Now located at 107 Fourth Ave. NE in downtown Austin, Deno’s offers six tables for card playing, a pool table and a dart board. The business previously was located across the street, just east of where the Youth Activity Center-Downtown is located. Deno’s current location used to house Classic Awards.
Open 8 a.m. to 6 p.m. seven days a week, Lecakis said anybody from age 18 to 88 visits Deno’s to take in the atmosphere and a game or two.
"Right now my oldest customer is 85," he said. Some customers even choose to take Buster for a walk instead of or as a break from playing cards.
Lecakis runs his business with the help of assistant manager Jerry Salisbury.
Through many generations, the arcade was a fixture in Austin’s downtown. Lecakis said Chris and Joe Boch started the arcade and it changed hands at least two times before he bought it.
He charges customers an average hourly rate of $1.20 per person to play cards. He sells coffee, chips and pop at the counter and stresses no alcoholic beverages are allowed. He has cards and games for the customers to use inside the business.
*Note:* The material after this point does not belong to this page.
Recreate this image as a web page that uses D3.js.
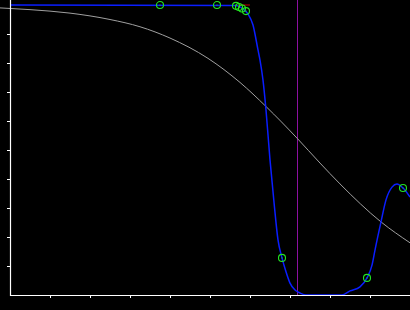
<!doctype html>
<html>
<head>
<meta charset="utf-8">
<title></title>
<style>
    body { margin: 0; background: #000; }
    svg { display: block; background: #000; }
    .tick line { stroke: #fff; }
    .tick text { display: none; }
    .domain { display: none; }
</style>
</head>
<body>
<div id="chart"></div>
<script src="https://cdnjs.cloudflare.com/ajax/libs/d3/7.8.5/d3.min.js"></script>
<script>
// gray reference curve
var refX = [-0.25, 0.5, 1.5, 2.5, 3.25, 4.0, 4.95, 5.75, 6.4, 7.175, 7.75, 8.25, 9.275, 10];
var refY = [0.990, 0.984, 0.972, 0.950, 0.925, 0.886, 0.816, 0.733, 0.65, 0.541, 0.455, 0.383, 0.252, 0.18];

// blue fitted curve
var fitX = [0, 5.65, 5.825, 5.95, 6.075, 6.2, 6.25, 6.325, 6.4, 6.5, 6.6, 6.7, 6.8, 6.9, 7.0, 7.125, 7.25, 7.4, 8.3, 8.5, 8.75, 8.925, 9.05, 9.125, 9.275, 9.4, 9.55, 9.675, 9.825, 10];
var fitY = [1.0, 0.998, 0.986, 0.969, 0.931, 0.845, 0.81, 0.741, 0.638, 0.466, 0.32, 0.19, 0.128, 0.08, 0.041, 0.017, 0.007, 0, 0, 0.014, 0.028, 0.059, 0.103, 0.155, 0.252, 0.328, 0.372, 0.383, 0.369, 0.338];

// sample points
var ptX = [3.75, 5.175, 5.65, 5.725, 5.8, 5.9, 6.8, 8.925, 9.825];
var ptY = [1.0, 1.0, 0.997, 0.993, 0.988, 0.979, 0.128, 0.059, 0.369];

// markers
var redX = [5.7, 6.0];
var redY = 1.0;
var vlineX = 7.175;

var xTicks = [1, 2, 3, 4, 5, 6, 7, 8, 9];
var yTicks = [0.1, 0.2, 0.3, 0.4, 0.5, 0.6, 0.7, 0.8, 0.9];

var width = 410, height = 310;

var svg = d3.select("#chart").append("svg")
    .attr("width", width)
    .attr("height", height);

var x = d3.scaleLinear().domain([0, 10]).range([10, 410]);
var y = d3.scaleLinear().domain([0, 1]).range([295, 5]);

// vertical marker
svg.append("line")
    .attr("x1", x(vlineX)).attr("x2", x(vlineX))
    .attr("y1", 0).attr("y2", y(0))
    .attr("stroke", "#8c10a0")
    .attr("stroke-width", 1)
    .attr("shape-rendering", "crispEdges");

var line = d3.line()
    .x(function(d) { return x(d[0]); })
    .y(function(d) { return y(d[1]); })
    .curve(d3.curveMonotoneX);

// gray curve
var refData = refX.map(function(d, i) { return [d, refY[i]]; });
svg.append("path")
    .datum(refData)
    .attr("fill", "none")
    .attr("stroke", "#a0a0a0")
    .attr("stroke-width", 1)
    .attr("d", line);

// blue curve
var fitData = fitX.map(function(d, i) { return [d, fitY[i]]; });
svg.append("path")
    .datum(fitData)
    .attr("fill", "none")
    .attr("stroke", "#0a1eff")
    .attr("stroke-width", 1.5)
    .attr("d", line);

// red marker
svg.append("line")
    .attr("x1", x(redX[0])).attr("x2", x(redX[1]))
    .attr("y1", y(redY)).attr("y2", y(redY))
    .attr("stroke", "#c00000")
    .attr("stroke-width", 1);

// points
var pts = ptX.map(function(d, i) { return [d, ptY[i]]; });
svg.selectAll("circle.pt")
    .data(pts)
    .enter().append("circle")
    .attr("class", "pt")
    .attr("cx", function(d) { return x(d[0]); })
    .attr("cy", function(d) { return y(d[1]); })
    .attr("r", 3.5)
    .attr("fill", "none")
    .attr("stroke", "#22e622")
    .attr("stroke-width", 1.1);

svg.selectAll("circle.dot")
    .data(pts)
    .enter().append("circle")
    .attr("class", "dot")
    .attr("cx", function(d) { return x(d[0]); })
    .attr("cy", function(d) { return y(d[1]); })
    .attr("r", 0.6)
    .attr("fill", "#22e622");

// axes
svg.append("g")
    .attr("transform", "translate(0," + y(0) + ")")
    .call(d3.axisBottom(x).tickValues(xTicks).tickSize(3).tickSizeOuter(0));

svg.append("g")
    .attr("transform", "translate(" + x(0) + ",0)")
    .call(d3.axisLeft(y).tickValues(yTicks).tickSize(3).tickSizeOuter(0));

svg.append("line")
    .attr("x1", x(0)).attr("x2", x(10))
    .attr("y1", y(0) + 0.5).attr("y2", y(0) + 0.5)
    .attr("stroke", "#fff").attr("stroke-width", 1.2);

svg.append("line")
    .attr("x1", x(0) + 0.5).attr("x2", x(0) + 0.5)
    .attr("y1", 0).attr("y2", y(0) + 1)
    .attr("stroke", "#fff").attr("stroke-width", 1.2);
</script>
</body>
</html>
He said most of his customers are reformed alcoholics. Others consider themselves too young to go to the Mower County Senior Center.
"It’s like a little club," Lecakis said of Deno’s.
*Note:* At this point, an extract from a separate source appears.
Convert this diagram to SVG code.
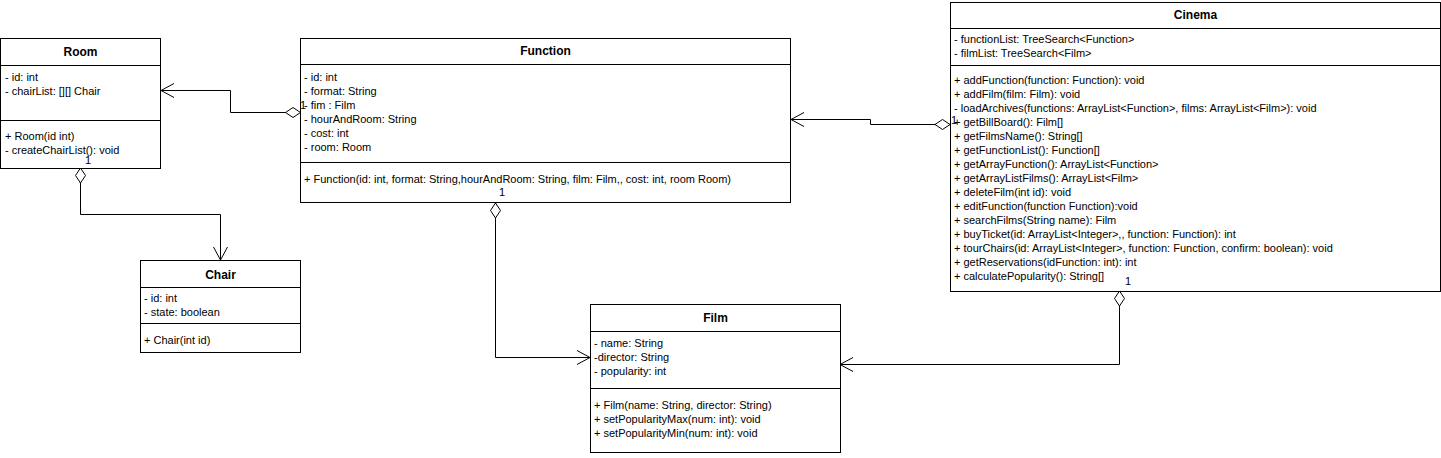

Lecakis sees his business as a return to another era, when card rooms were more commonplace.
"At one time there were more than six card rooms in Austin," he said. "Now we’re just down to one."
He was born and raised in Austin and graduated from Austin High School. When asked what he wanted to do after graduating, he said, "I wanted to do just what I’m doing right now."
He is unmarried and his only "child," he said, is Buster. He is rather attached to this city: "I wouldn’t be here if I didn’t like Austin."
He plans to stay in Austin, at least into the foreseeable future. In the future, he expects to bring some arcade games into the building, but right now a few decks of cards are more than enough to bring Austin residents in.